Now, on substituting the general point in this equation we get,
$\Rightarrow r+1-\left( r-5 \right)+r+9=5$
Now, this can be further written as
$\Rightarrow 2r+10-r+5=5$
Now, on further simplification we get,
$\therefore r=-10$
Let us now substitute this value in the general point to get the point of intersection
$\Rightarrow \left( x,y,z \right)=\left( r+1,r-5,r+9 \right)$
Now, on substituting the respective value we get,
$\Rightarrow \left( x,y,z \right)=\left( -10+1,-10-5,-10+9 \right)$
Now, on simplifying this further we get,
$\therefore \left( x,y,z \right)=\left( -9,-15,-1 \right)$
Let us assume this point of intersection as A
$\therefore A\left( -9,-15,-1 \right)$
Now, the distance between the point $\left( 1,-5,9 \right)$from the plane $x-y+z=5$along the given line will be the distance between the points $A\left( -9,-15,-1 \right)$ and $\left( 1,-5,9 \right)$
As we already know that the distance between two points is given by the formula
$\sqrt{{{\left( {{x}_{2}}-{{x}_{1}} \right)}^{2}}+{{\left( {{y}_{2}}-{{y}_{1}} \right)}^{2}}+{{\left( {{z}_{2}}-{{z}_{1}} \right)}^{2}}}$
Now, on substituting the respective values we get,
$\Rightarrow \sqrt{{{\left( 1-\left( -9 \right) \right)}^{2}}+{{\left( -5-\left( -15 \right) \right)}^{2}}+{{\left( 9-\left( -1 \right) \right)}^{2}}}$
Now, this can be further written in the simplified form as
$\Rightarrow \sqrt{{{10}^{2}}+{{10}^{2}}+{{10}^{2}}}$
Now, on further simplification we get,
$\Rightarrow \sqrt{3\left( {{10}^{2}} \right)}$
Now, this can be further written as
$\Rightarrow 10\sqrt{3}$

Note:
It is important to note that to find the distance along the line $x=y=z$we need to find a line that is parallel to this line and passing through the given point.

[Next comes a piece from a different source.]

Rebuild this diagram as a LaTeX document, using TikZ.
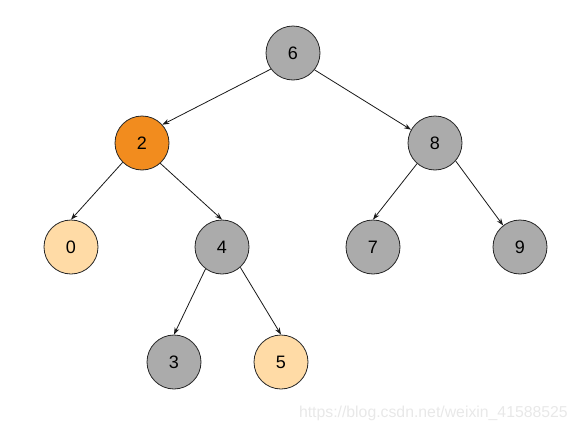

Now, finding the point of intersection of this line with the plane helps us in finding the required distance.
It is also to be noted that while finding the equation of a line or any point we need to substitute the respective values without interchanging. Also, while calculating we should not neglect any of the terms and consider the incorrect sign because it changes the final result.